Il s’agit au contraire de mener un travail introspectif pour tenter d’éliminer ce qui cause les différents phénomènes tels que le « quiet quitting », le « bore-out » et le « burn-out ».

Soulignons aussi que cette amélioration doit être sincère et souhaitée par la direction / le management. Sans quoi, le désenchantement et le désengagement referont surface à un moment.

Parmi les actions à mettre en place, on peut imaginer :

Important à noter : Vous pourriez aussi envisager une stratégie progressiste : la semaine de 4 jours de travail. Les tests menées en Angleterre et en Allemagne ont montré de bons résultats du côté de la satisfaction et de la productivité.

4. Rompre avec la culture de la performance toxique du travail

Les Quitters sont le résultat d’un système où l’exigence de performance ne cesse d’augmenter, sans réelle logique autre que le retour sur investissement rapide pour des actionnaires. De nombreuses entreprises imposent des objectifs toujours plus hauts, parfois sans se soucier de l’impact sur la santé mentale des employés, mais aussi parfois sans vision sur le long terme. Combien de salariés voient leur emploi perdre leur sens lorsque l’entreprise est rachetée par un fonds d’investissement…
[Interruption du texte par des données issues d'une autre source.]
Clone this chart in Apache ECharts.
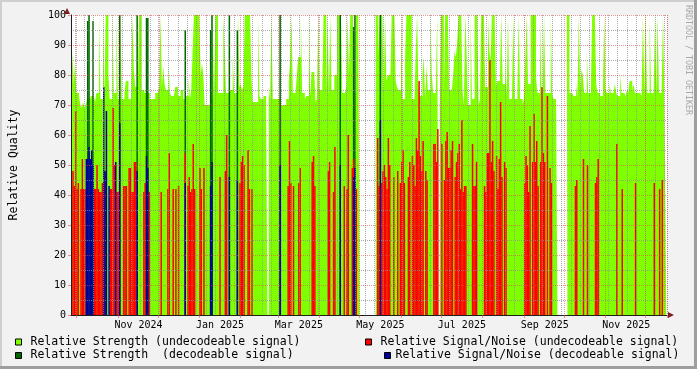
<!DOCTYPE html>
<html>
<head>
<meta charset="utf-8">
<script src="https://cdn.jsdelivr.net/npm/echarts@6/dist/echarts.min.js"></script>
<style>html,body{margin:0;padding:0;background:#f2f2f2;}#c{width:697px;height:369px;}</style>
</head>
<body>
<div id="c"></div>
<script>
// ---- data (one value per day, starting 2024-09-27) ----
const START_DATE = '2024-09-27';
const DAY_COUNT = 446;
const MONTHS = ['Jan','Feb','Mar','Apr','May','Jun','Jul','Aug','Sep','Oct','Nov','Dec'];
const Y_TICKS = [0,10,20,30,40,50,60,70,80,90,100];

// Relative Strength (undecodeable signal), daily
const strengthUndecodeable = [
 72,88,77,84,74,74,73,70,69,71,
 69,70,72,72,72,73,73,73,71,74,
 74,100,72,72,100,73,100,100,80,72,
 72,100,74,74,100,72,72,100,72,72,
 74,78,78,72,72,72,100,82,76,76,
 76,100,100,75,75,74,74,74,74,72,
 72,72,72,74,74,74,76,100,76,83,
 77,75,75,84,74,73,73,73,76,76,
 73,73,75,75,72,72,73,73,79,72,
 75,88,100,100,100,100,100,80,84,80,
 70,70,70,70,72,72,100,73,100,100,
 74,74,74,74,100,88,74,74,74,75,
 75,87,74,74,74,100,76,77,75,76,
 100,100,100,100,100,79,71,71,71,71,
 100,73,72,72,73,73,74,null,76,72,
 100,72,72,72,72,72,72,70,70,70,
 70,72,72,78,85,100,74,74,74,80,
 86,86,100,74,74,72,73,73,100,73,
 81,81,81,71,72,100,75,75,75,100,
 100,74,100,73,100,75,75,80,80,100,
 100,74,100,74,74,74,76,100,80,100,
 100,74,74,100,100,100,null,null,null,null,
 null,null,null,null,null,null,null,null,100,100,
 86,100,100,100,74,100,78,80,80,80,
 100,100,100,78,76,75,75,100,72,72,
 86,100,100,100,100,72,72,72,88,100,
 76,73,73,80,86,72,83,75,75,100,
 80,74,74,74,100,null,70,100,100,72,
 100,100,100,75,75,75,80,88,86,91,
 100,100,100,75,70,100,88,70,70,100,
 72,72,100,100,100,70,72,100,100,100,
 76,76,100,88,85,100,100,100,76,78,
 78,80,100,77,77,85,73,100,72,72,
 72,100,72,72,72,100,72,72,70,72,
 86,100,77,77,100,100,100,100,79,74,
 74,100,76,75,100,74,74,74,74,100,
 74,72,72,72,null,null,null,null,null,null,
 null,100,100,74,74,74,73,73,77,73,
 100,75,82,80,74,74,88,74,74,74,
 100,100,100,77,74,74,73,73,73,100,
 75,74,74,77,74,74,74,77,74,73,
 73,80,74,74,74,73,75,74,78,78,
 75,77,74,74,74,74,74,73,100,74,
 100,74,74,100,74,74,74,100,74,100,
 74,74,76,100,72,72
];

// Relative Strength (decodeable signal): [day index, value]
const strengthDecodeable = [
 [12,98],[13,100],[16,98],[36,100],[49,100],[56,99],[57,99],[85,95],[104,95],
 [105,100],[118,100],[124,95],[156,100],[201,100],[211,96],[212,100],[231,100]
];

// Relative Signal/Noise (undecodeable signal): [day index, value]
const snrUndecodeable = [
 [0,43],[1,48],[2,43],[3,68],[4,42],[5,44],[7,42],[8,52],[9,42],[10,42],
 [17,42],[18,42],[19,50],[20,42],[21,41],[22,41],[23,44],[25,48],[29,42],[30,42],
 [31,69],[32,50],[34,41],[35,41],[39,43],[40,43],[41,43],[43,49],[44,49],[45,41],
 [46,41],[47,51],[48,51],[54,41],[55,44],[58,41],[67,41],[72,42],[73,54],[76,42],
 [78,42],[80,43],[85,54],[87,43],[88,46],[89,41],[90,42],[91,57],[92,42],[96,49],
 [97,42],[99,49],[111,46],[115,48],[116,60],[126,44],[127,51],[128,53],[129,50],[132,55],
 [133,42],[135,42],[162,43],[163,58],[164,44],[166,43],[170,44],[171,49],[180,51],[181,53],
 [182,43],[192,48],[193,51],[196,41],[197,56],[204,43],[206,42],[207,60],[210,49],[211,52],
 [213,42],[229,59],[230,43],[232,44],[233,48],[234,50],[235,46],[236,42],[237,59],[238,50],
 [241,46],[244,48],[246,44],[247,51],[248,55],[249,44],[252,46],[253,51],[255,53],[256,50],
 [257,43],[258,59],[259,55],[260,78],[261,53],[262,48],[263,58],[265,48],[266,45],[271,57],
 [272,57],[273,51],[274,62],[277,57],[279,45],[280,58],[281,61],[282,49],[283,49],[284,55],
 [285,58],[287,46],[288,51],[289,54],[290,57],[291,42],[292,65],[293,41],[294,43],[295,43],
 [300,57],[301,43],[302,43],[303,51],[309,43],[310,41],[311,54],[312,54],[313,85],[314,51],
 [315,58],[316,48],[318,53],[319,42],[320,52],[321,71],[322,46],[324,51],[325,49],[339,44],
 [340,53],[341,50],[342,41],[343,63],[345,51],[346,67],[347,51],[348,58],[349,43],[351,51],
 [352,76],[353,54],[354,51],[356,73],[358,49],[359,44],[377,43],[378,45],[383,52],[386,50],
 [392,44],[393,46],[394,52],[408,57],[412,42],[422,44],[436,44],[440,42],[442,45]
];

// Relative Signal/Noise (decodeable signal): [day index, value]
const snrDecodeable = [
 [11,52],[12,52],[13,56],[14,52],[15,55],[16,50],[24,76],[25,48],[26,68],[28,43],
 [33,51],[36,64],[49,48],[56,53],[57,49],[85,44],[104,43],[105,51],[118,46],[124,45],
 [156,50],[201,50],[211,46],[212,49],[231,65]
];

const SERIES_NAMES = [
 'Relative Strength (undecodeable signal)',
 'Relative Strength  (decodeable signal)',
 'Relative Signal/Noise (undecodeable signal)',
 'Relative Signal/Noise (decodeable signal)'
];

// ---- build categories / full series ----
const t0 = Date.parse(START_DATE + 'T00:00:00Z');
const dates = [];
for (let i = 0; i < DAY_COUNT; i++) dates.push(new Date(t0 + i * 86400000).toISOString().slice(0, 10));
function expand(pairs) {
  const a = new Array(DAY_COUNT).fill(null);
  pairs.forEach(p => { a[p[0]] = p[1]; });
  return a;
}
const dayOf = v => +v.slice(8, 10);
const monOf = v => +v.slice(5, 7);
const isMonthStart = (i, v) => dayOf(v) === 1;
const isMonday = (i, v) => new Date(v + 'T00:00:00Z').getUTCDay() === 1;
const isLabelDay = (i, v) => dayOf(v) === 16 && monOf(v) % 2 === 1;

const MONO = 'DejaVu Sans Mono';
const MAJOR = 'rgba(222,79,79,0.6)';
const MINOR = 'rgba(143,143,143,0.75)';

const chart = echarts.init(document.getElementById('c'), null, { renderer: 'canvas', width: 697, height: 369 });

const legendBase = {
  orient: 'horizontal', icon: 'rect', itemWidth: 6, itemHeight: 6, padding: 0,
  selectedMode: false,
  itemStyle: { borderColor: '#000', borderWidth: 1 },
};
function legendAt(name, left, top, pad) {
  return Object.assign({}, legendBase, {
    data: [name], left: left, top: top,
    textStyle: { fontFamily: MONO, fontSize: 11.5, color: '#000', padding: [0, 0, 0, pad], lineHeight: 14 }
  });
}

chart.setOption({
  backgroundColor: '#f2f2f2',
  animation: false,
  textStyle: { fontFamily: MONO },
  grid: { left: 67, top: 15, width: 600, height: 300, show: true, backgroundColor: '#ffffff', borderWidth: 0 },
  legend: [
    legendAt(SERIES_NAMES[0], 15, 335, 4),
    legendAt(SERIES_NAMES[2], 365, 335, 4),
    legendAt(SERIES_NAMES[1], 15, 348.5, 4),
    legendAt(SERIES_NAMES[3], 384, 348.5, 0)
  ],
  xAxis: [
    {
      type: 'category', data: dates, boundaryGap: true, z: 6,
      axisLine: { show: true, onZero: false, lineStyle: { color: '#1f1f1f', width: 1 } },
      axisTick: { show: true, interval: isMonthStart, length: 3, lineStyle: { color: MAJOR } },
      axisLabel: {
        interval: isLabelDay, margin: 5, fontFamily: MONO, fontSize: 10, color: '#000',
        formatter: v => MONTHS[monOf(v) - 1] + ' ' + v.slice(0, 4)
      },
      splitLine: { show: true, interval: isMonthStart, lineStyle: { color: MAJOR, type: [1, 1], width: 1 } }
    },
    {
      type: 'category', data: dates, boundaryGap: true, z: 5, position: 'bottom',
      axisLine: { show: false }, axisTick: { show: false }, axisLabel: { show: false },
      splitLine: { show: true, interval: isMonday, lineStyle: { color: MINOR, type: [1, 1], width: 1 } }
    }
  ],
  yAxis: [
    {
      type: 'value', min: Y_TICKS[0], max: Y_TICKS[Y_TICKS.length - 1], interval: 10, z: 6,
      axisLine: { show: true, lineStyle: { color: '#1f1f1f', width: 1 } },
      axisTick: { show: true, length: 3, lineStyle: { color: MAJOR } },
      axisLabel: { margin: 5, fontFamily: MONO, fontSize: 10, color: '#000' },
      splitLine: { show: true, lineStyle: { color: MAJOR, type: [1, 1], width: 1 } },
      name: 'Relative Quality', nameLocation: 'middle', nameGap: 51,
      nameTextStyle: { fontFamily: MONO, fontSize: 11.5, color: '#000' }
    },
    {
      type: 'value', min: Y_TICKS[0], max: Y_TICKS[Y_TICKS.length - 1], interval: 5, z: 5, position: 'left',
      axisLine: { show: false }, axisTick: { show: false }, axisLabel: { show: false },
      splitLine: { show: true, lineStyle: { color: ['rgba(0,0,0,0)', MINOR], type: [1, 1], width: 1 } }
    }
  ],
  series: [
    {
      name: SERIES_NAMES[0], type: 'line', step: 'middle', data: strengthUndecodeable,
      xAxisIndex: 0, yAxisIndex: 0, color: '#80ff00',
      showSymbol: false, symbol: 'none', connectNulls: false, silent: true,
      lineStyle: { width: 0, color: '#80ff00' }, areaStyle: { color: '#80ff00', opacity: 1 }, z: 2
    },
    {
      name: SERIES_NAMES[1], type: 'bar', data: expand(strengthDecodeable),
      xAxisIndex: 0, yAxisIndex: 0, color: '#006600', itemStyle: { color: '#006600' },
      barWidth: 1.5, barGap: '-100%', silent: true, z: 3
    },
    {
      name: SERIES_NAMES[2], type: 'bar', data: expand(snrUndecodeable),
      xAxisIndex: 0, yAxisIndex: 0, color: '#ff0000', itemStyle: { color: '#ff0000' },
      barWidth: 1.5, barGap: '-100%', silent: true, z: 3
    },
    {
      name: SERIES_NAMES[3], type: 'bar', data: expand(snrDecodeable),
      xAxisIndex: 0, yAxisIndex: 0, color: '#000099', itemStyle: { color: '#000099' },
      barWidth: 1.5, barGap: '-100%', silent: true, z: 3
    }
  ],
  graphic: [
    { type: 'rect', silent: true, shape: { x: 0, y: 0, width: 697, height: 2 }, style: { fill: '#cfcfcf' } },
    { type: 'rect', silent: true, shape: { x: 0, y: 0, width: 2, height: 369 }, style: { fill: '#cfcfcf' } },
    { type: 'rect', silent: true, shape: { x: 0, y: 366, width: 697, height: 3 }, style: { fill: '#9e9e9e' } },
    { type: 'rect', silent: true, shape: { x: 694, y: 0, width: 3, height: 369 }, style: { fill: '#9e9e9e' } },
    { type: 'polygon', silent: true, z: 10, shape: { points: [[668, 312], [674, 315], [668, 318]] }, style: { fill: '#801f1f' } },
    { type: 'polygon', silent: true, z: 10, shape: { points: [[64, 14], [67, 8], [70, 14]] }, style: { fill: '#801f1f' } },
    {
      type: 'text', silent: true, x: 688, y: 5, rotation: -Math.PI / 2,
      style: { text: 'RRDTOOL / TOBI OETIKER', font: '8.3px "DejaVu Sans Mono"', fill: '#a8a8a8', align: 'left', verticalAlign: 'middle' }
    }
  ]
});
</script>
</body>
</html>
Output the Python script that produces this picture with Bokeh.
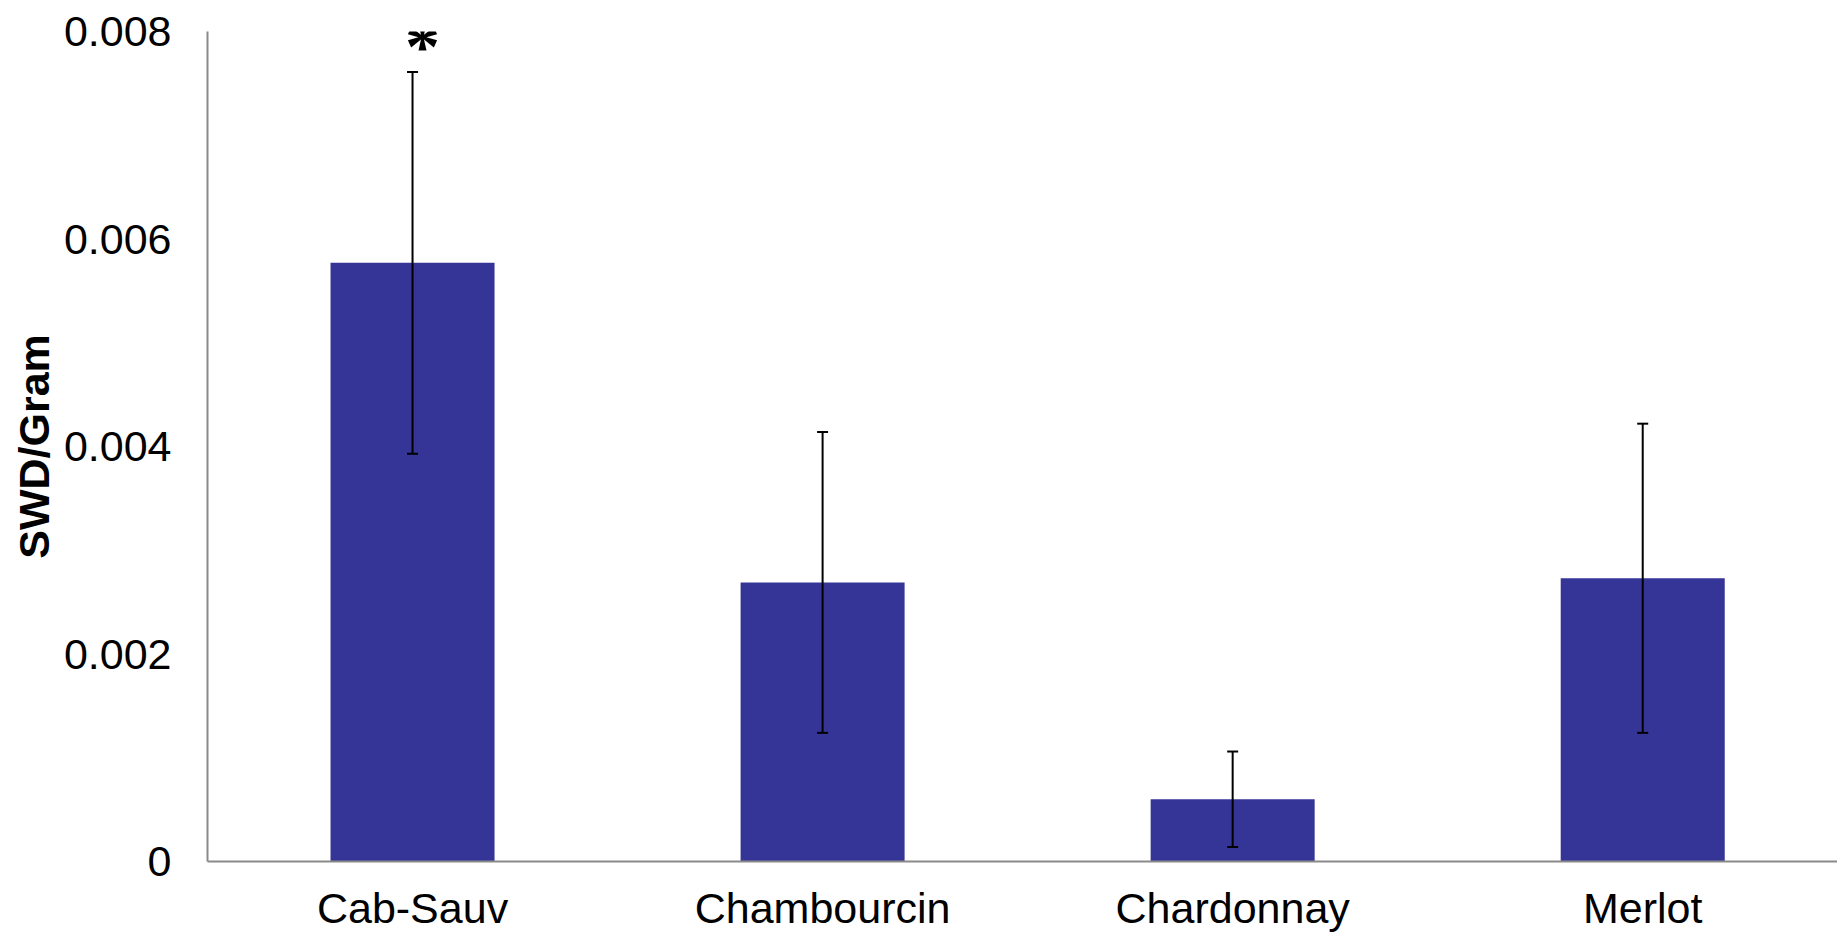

Et si les périodes de confinement ont largement contribué à la montée du désengagement, ce phénomène ne risque-t-il pas de s’amplifier dans un monde du travail où l’automatisation des processus et l’essor de l’intelligence artificielle sont perçus comme des leviers d’augmentation constante de la performance ?

Le culte de la performance, de la compétitivité et de l’hyperproductivité peut être comparé à une dérive sectaire, où la violence finit par l’emporter sur le collectif. Mais ce modèle de croissance permanente n’est plus adapté à l’instabilité actuelle, et sans aller vers la décroissance, il est possible de trouver des voies alternatives comme la coopération et la robustesse de l’entreprise.